South Australian Film Corporation board chair Peter Hanlon has announced he will step down from the role in December to become a partner with city-based creative hub Light Adelaide.
The retired corporate executive was appointed to the position in 2018 and has since overseen the appointment of CEO Kate Croser, as well as the extension of the state’s 10 per cent post-production, digital and visual effects (PDV) rebate to cover video game development.
He also served as the chair of the Screen SA Advisory Committee, which was established to oversee the growth of screen-related industries and job opportunities in the state.
Hanlon told IF while he had mixed feelings about his departure, it was necessary to avoid any potential conflict of interest, given the post-production capabilities of Light Adelaide.
“The South Australian industry is in a great position at the moment and we’re heading into the 50th anniversary of the formation of the SAFC, so it’s going to be a very exciting time next year and into the future,” he said.
“It’s disappointing for that reason but I have a great opportunity to get even more engaged in the industry at a grassroots level.”
Hanlon established himself as an independent filmmaker in 2015 with his production company Living Not Beige Films.

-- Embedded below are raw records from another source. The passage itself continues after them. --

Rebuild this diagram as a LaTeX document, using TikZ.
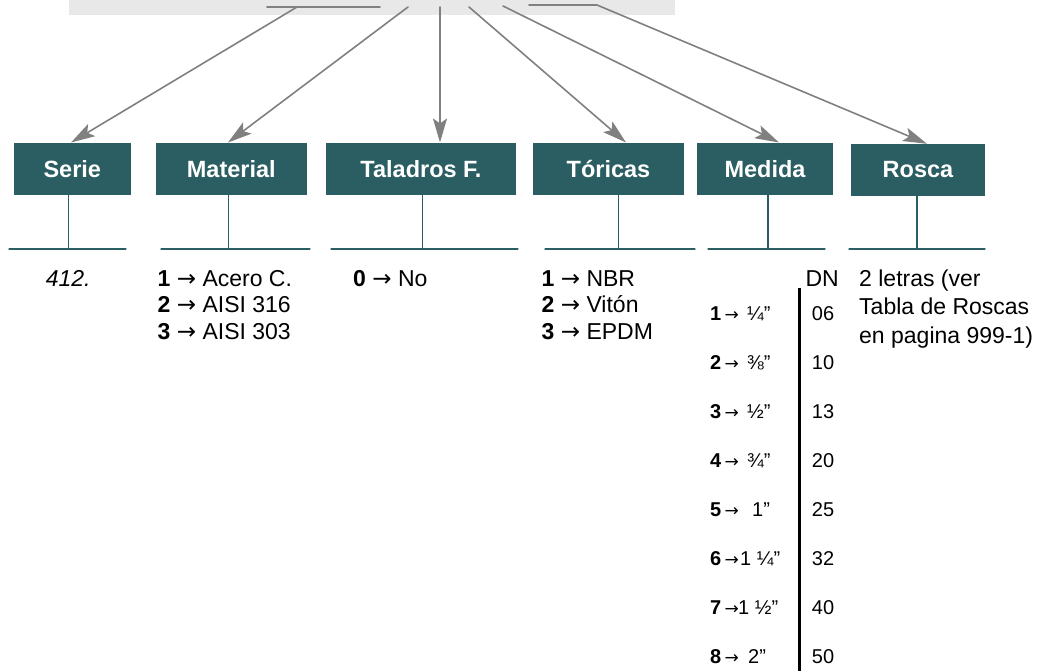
\documentclass[tikz,border=0pt]{standalone}
\usepackage{fontspec}
\setmainfont{Liberation Sans}
\newfontfamily\arrowfont{DejaVu Sans}
\usetikzlibrary{arrows.meta}
\newcommand{\goesto}{{\arrowfont →}}
\definecolor{petrol}{HTML}{2B5E62}
\definecolor{feedgray}{HTML}{808080}
\definecolor{bandgray}{HTML}{E8E8E8}
\tikzset{
  field/.style={fill=petrol, text=white, font=\fontsize{23.5}{28}\selectfont\bfseries, minimum height=52, inner sep=0pt},
  feed/.style={draw=feedgray, line width=1.6pt},
  stem/.style={draw=petrol, line width=1.3pt},
  opts/.style={font=\fontsize{23}{26.5}\selectfont, align=left, anchor=base west, inner sep=0pt},
  dnrow/.style={font=\fontsize{20}{24}\selectfont, inner sep=0pt, anchor=base west}
}

\begin{document}
\begin{tikzpicture}[line cap=round,line join=round,>={Stealth[length=24pt,width=14pt,inset=5pt]},x=1pt,y=-1pt]
    \useasboundingbox (0,0) rectangle (1052,671);
    \fill[bandgray] (69,0) rectangle (675,15);
    \draw[feed] (267,7) -- (380,7);
    \draw[feed] (529,5) -- (597,5);
    \coordinate (o1) at (297,7);
    \coordinate (o2) at (408,7);
    \coordinate (o3) at (440,7);
    \coordinate (o4) at (469,7);
    \coordinate (o5) at (503,6);
    \coordinate (o6) at (597,5);

    \node[field, minimum width=117] (serie) at (72.3,168.7) {Serie};
    \node[field, minimum width=151] (material) at (231.3,168.7) {Material};
    \node[field, minimum width=190] (taladros) at (421,168.7) {Taladros F.};
    \node[field, minimum width=151] (toricas) at (608.5,168.7) {Tóricas};
    \node[field, minimum width=136] (medida) at (765,168.7) {Medida};
    \node[field, minimum width=134] (rosca) at (918,170) {Rosca};

    % Edges
    \foreach \source/\target/\tx in {o1/serie/71, o2/material/228, o3/taladros/440, o4/toricas/626, o5/medida/779, o6/rosca/927} {
            \draw[feed, ->] (\source) -- (\target.north -| \tx,0);
        }

    % stems and base lines
    \foreach \fld/\fx/\l/\r in {serie/68.3/9/126, material/228.3/161/310, taladros/422.6/331/518, toricas/618.7/545/695, medida/768/708/825, rosca/917/849/985} {
            \draw[stem] (\fld.south -| \fx,0) -- (\fx,249);
            \draw[stem] (\l,249) -- (\r,249);
        }

    \node[opts, font=\fontsize{23}{29}\selectfont\itshape] (serie-val) at (45.6,286) {412.};
    \node[opts] (material-val) at (157.5,339) {\textbf{1} \goesto{} Acero C.\\\textbf{2} \goesto{} AISI 316\\\textbf{3} \goesto{} AISI 303};
    \node[opts] (taladros-val) at (353,286) {\textbf{0} \goesto{} No};
    \node[opts] (toricas-val) at (541.5,339) {\textbf{1} \goesto{} NBR\\\textbf{2} \goesto{} Vitón\\\textbf{3} \goesto{} EPDM};
    \node[opts, anchor=base east] (dn) at (839,286) {DN};
    \node[opts, font=\fontsize{23}{28.5}\selectfont] (rosca-val) at (859,343) {2 letras (ver\\Tabla de Roscas\\en pagina 999-1)};

    \coordinate (rule-top) at (799,288);
    \draw[line width=3pt, line cap=butt] (rule-top) -- (799,671);

    \foreach \k/\sz/\num/\fx [count=\i from 0] in {1/{¼”}/06/747, 2/{⅜”}/10/747, 3/{½”}/13/747, 4/{¾”}/20/747, 5/{1”}/25/752, 6/{1 ¼”}/32/740, 7/{1 ½”}/40/738, 8/{2”}/50/748} {
            \node[dnrow] (k\i) at (710,{320+49*\i}) {\textbf{\k}\,{\fontsize{17}{20}\selectfont\goesto}};
            \node[dnrow] (v\i) at (\fx,{320+49*\i}) {\sz};
            \node[dnrow, anchor=base] (n\i) at (823,{320+49*\i}) {\num};
        }
\end{tikzpicture}
\end{document}
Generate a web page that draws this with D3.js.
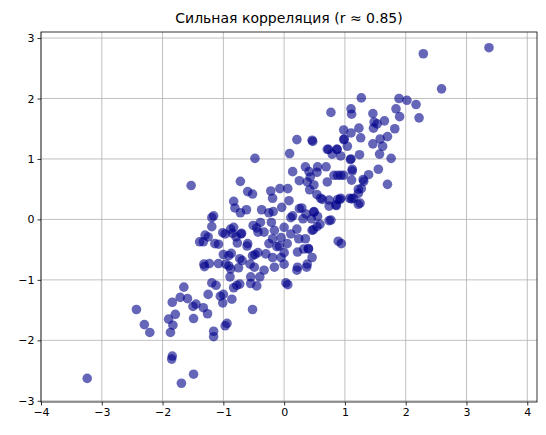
<!DOCTYPE html>
<html>
<head>
<meta charset="utf-8">
<script src="https://cdn.jsdelivr.net/npm/d3@7"></script>
<style>
  body { margin: 0; background: #fff; }
  text { font-family: "DejaVu Sans", sans-serif; }
</style>
</head>
<body>
<div id="chart"></div>
<script>
// points: [x, y]
var pointsLow = [
  [-3.24,-2.63],[-2.43,-1.49],[-2.30,-1.74],[-2.21,-1.87],[-1.85,-2.31],[-1.84,-2.26],
  [-1.49,-2.56],[-1.69,-2.71],[-1.87,-1.87],[-1.83,-1.75],[-1.90,-1.65],[-1.79,-1.57],
  [-1.84,-1.37],[-1.71,-1.29],[-1.65,-1.12],[-1.59,-1.31],[-1.50,-1.44],[-1.45,-1.40],
  [-1.49,-1.64],[-1.33,-1.46],[-1.26,-1.56],[-1.25,-1.24],[-1.16,-1.85],[-1.16,-1.94],
  [-0.97,-1.76],[-0.94,-1.72],[-0.86,-1.32],[-0.52,-1.49],[-1.01,-1.38],[-1.05,-1.27],
  [-1.00,-1.24],[-1.19,-1.05],[-1.12,-1.09],[-0.83,-1.13],[-0.78,-1.09],[-0.89,-0.95],
  [-0.73,-1.07],[-0.55,-1.06],[-0.45,-1.10],[-1.39,-0.37],[-1.30,-0.26],[-1.14,-0.40],
  [-1.32,-0.74],[-1.31,-0.78],[-1.23,-0.73],[-1.08,-0.73],[-1.00,-0.58],[-0.87,-0.56],
  [-1.01,-0.22],[-0.85,-0.23],[-0.70,-0.23],[-0.77,-0.39],[-0.61,-0.44],[-0.73,-0.65],
  [-0.91,-0.77],[-0.75,-0.80],[-0.56,-0.74],[-0.88,-0.16],[-1.19,-0.12],[-0.48,-0.58],
  [-0.45,-0.14]
];
var pointsMid = [
  [-1.53,0.56],[-0.48,1.01],[-0.72,0.63],[0.09,1.09],[0.47,1.29],[0.71,1.16],[0.87,1.16],
  [0.21,1.32],[0.98,1.32],[1.09,0.99],[1.12,0.80],[-0.83,0.30],[-0.81,0.19],[-0.72,0.11],
  [-0.62,0.16],[-0.60,0.46],[-0.52,0.42],[-0.22,0.47],[-0.19,0.35],[-0.07,0.51],[0.06,0.51],
  [0.08,0.31],[-0.37,0.16],[-0.25,0.11],[-0.18,0.13],[-0.04,0.20],[0.14,0.79],[0.25,0.64],
  [0.35,0.87],[0.43,0.70],[0.54,0.78],[0.69,0.87],[0.88,0.73],[0.98,0.73],[0.42,0.49],
  [0.54,0.41],[0.63,0.33],[0.74,0.22],[0.88,0.33],[1.08,0.35],[0.25,0.18],[0.49,0.12],
  [0.14,0.06],[0.31,0.01],[0.45,0.01],[0.74,-0.02],[0.54,-0.12],[-1.19,0.03],[-1.16,0.06],
  [-1.33,-0.37],[-1.25,-0.29],[-1.08,-0.41],[-0.97,-0.24],[-0.83,-0.13],[-0.79,-0.29],
  [-0.71,-0.24],[-0.60,-0.40],[-0.51,-0.10],[-0.43,-0.21],[-0.39,-0.05],[-0.33,-0.21],
  [-0.21,-0.05],[-0.16,-0.18],[-0.19,-0.32],[-0.08,-0.44],[0.00,-0.55],[0.00,-0.13],
  [0.11,-0.24],[0.21,-0.16],[0.24,-0.32],[0.35,-0.32],[0.46,-0.18],[0.32,-0.49],[0.40,-0.49],
  [0.21,-0.84],[0.37,-0.79],[0.94,-0.40],[-0.16,-0.79],[-0.33,-0.84],[-0.49,-0.79],
  [-0.69,-0.68],[-0.91,-0.60],[-0.96,-0.74],[-0.88,-0.82],[-0.52,-0.60],[-0.43,-0.55],
  [-0.30,-0.57],[-0.19,-0.63],[-0.05,-0.63],[-0.55,-0.95],[-0.40,-0.95],
  [0.89,-0.36],[0.77,-0.01],[0.59,-0.08],[0.55,0.05],[0.46,-0.63],[0.38,-0.74],[0.22,-0.79],
  [0.22,-0.54],[0.40,-0.48],[0.48,-0.17],[0.36,0.09],[0.00,-0.74],[0.03,-1.05],[0.06,-1.08],
  [0.92,0.33],[0.86,0.23],[0.11,0.03],[-0.05,-0.30],[-0.12,-0.45],[0.05,-0.40],[-0.25,-0.40]
];
var pointsHigh = [
  [3.37,2.84],[2.29,2.74],[2.59,2.16],[1.89,2.00],[2.02,1.97],[2.17,1.90],[2.22,1.68],
  [1.84,1.83],[1.90,1.70],[1.82,1.50],[1.70,1.37],[1.58,1.33],[1.65,1.63],[1.48,1.61],
  [1.47,1.51],[1.46,1.75],[1.53,1.58],[1.62,1.21],[1.46,1.25],[1.57,1.08],[1.76,1.01],
  [1.55,0.83],[1.70,0.58],[1.39,0.74],[1.30,0.66],[1.24,1.07],[1.27,2.01],[1.10,1.83],
  [1.11,1.74],[0.77,1.77],[1.23,1.51],[1.26,1.35],[1.10,1.43],[0.98,1.48],[0.99,1.33],
  [1.04,1.21],[0.46,1.31],[0.73,1.16],[0.87,1.16],[0.79,1.08],[0.93,1.05],[1.10,1.00],
  [1.12,0.83],[1.11,0.65],[1.27,0.51],[1.22,0.43],[1.14,0.35],[1.25,0.27],[0.93,0.35],
  [0.85,0.24],[0.74,0.32],[0.60,0.35],[0.49,0.13],[0.29,0.19],[0.55,0.87],[0.41,0.79],
  [0.93,0.73],[0.71,0.62],[0.49,0.57],[0.38,0.62],[0.82,0.73],[1.31,0.63],[1.22,0.50],
  [1.11,0.34],[1.22,0.25]
];
var xTicks = [-4, -3, -2, -1, 0, 1, 2, 3, 4];
var yTicks = [-3, -2, -1, 0, 1, 2, 3];
var titleText = "Сильная корреляция (r ≈ 0.85)";

var W = 546, H = 435;
var margin = {top: 32, right: 9, bottom: 33, left: 41};
var width = W - margin.left - margin.right;
var height = H - margin.top - margin.bottom;

var svg = d3.select("#chart").append("svg")
    .attr("width", W).attr("height", H);
var g = svg.append("g")
    .attr("transform", "translate(" + margin.left + "," + margin.top + ")");

var x = d3.scaleLinear().domain([-4.0, 4.16]).range([0, width]);
var y = d3.scaleLinear().domain([-3.02, 3.1]).range([height, 0]);

// grid
g.selectAll(".gx").data(xTicks).enter().append("line")
    .attr("x1", d => x(d)).attr("x2", d => x(d))
    .attr("y1", 0).attr("y2", height)
    .attr("stroke", "#b0b0b0").attr("stroke-width", 0.8);
g.selectAll(".gy").data(yTicks).enter().append("line")
    .attr("y1", d => y(d)).attr("y2", d => y(d))
    .attr("x1", 0).attr("x2", width)
    .attr("stroke", "#b0b0b0").attr("stroke-width", 0.8);

var all = pointsLow.concat(pointsMid, pointsHigh);
g.selectAll("circle").data(all).enter().append("circle")
    .attr("cx", d => x(d[0])).attr("cy", d => y(d[1]))
    .attr("r", 4.8)
    .attr("fill", "#00008b").attr("fill-opacity", 0.6);

var fmt = d => d < 0 ? "\u2212" + Math.abs(d) : "" + d;
var xa = g.append("g").attr("transform", "translate(0," + height + ")")
    .call(d3.axisBottom(x).tickValues(xTicks).tickFormat(fmt).tickSize(3.5).tickPadding(3));
var ya = g.append("g")
    .call(d3.axisLeft(y).tickValues(yTicks).tickFormat(fmt).tickSize(3.5).tickPadding(3));
[xa, ya].forEach(function (a) {
    a.selectAll("text").style("font-size", "11px").attr("fill", "#000")
        .style("font-family", "DejaVu Sans");
    a.selectAll("line").attr("stroke", "#000").attr("stroke-width", 0.8);
    a.select(".domain").remove();
});

g.append("rect").attr("width", width).attr("height", height)
    .attr("fill", "none").attr("stroke", "#000").attr("stroke-width", 0.8);

svg.append("text").attr("x", margin.left + width / 2).attr("y", 23)
    .attr("text-anchor", "middle").style("font-size", "14px").text(titleText);
</script>
</body>
</html>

His first film, the feature documentary Atlantis, Iceland was selected for the Adelaide Film Festival, the Reykjavik International Film Festival and Antenna Documentary Film Festival.
Earlier this year, he partnered with South Australian filmmaker Madeleine Parry to create Trove Films, a boutique development and production company.
In Light Adelaide, Hanlon joins a non-for-profit venue that incorporates performance space The Lab, as well as a film/TV production studio that specialises in mixed reality and virtual production.
He said his involvement initially began after he was approached about contributing to the organisation in a philanthropic sense.
“I’d made a few other donations into arts-related causes over the last couple of years, so I was obviously on their list of people to approach,” he said.
“But as I was having a conversation with them, the broader work they are doing around immersive entertainment and the nature of the social enterprise got me more interested and we started having conversations about that.
“It’s only been in the last couple of weeks that I notified the government that I thought this would create a conflict of interest and I should step down.”
SAFC CEO Kate Croser thanked Hanlon for his contribution, which she said had been highlighted by a “deep commitment” to support and grow the South Australian screen sector at large
“With a wealth of experience in business, the arts and management, and a love for film and music, Peter has been a passionate, dedicated, and highly effective SAFC chair,” she said.
The SAFC is currently considering options for Hanlon’s replacement, which will be announced in due course.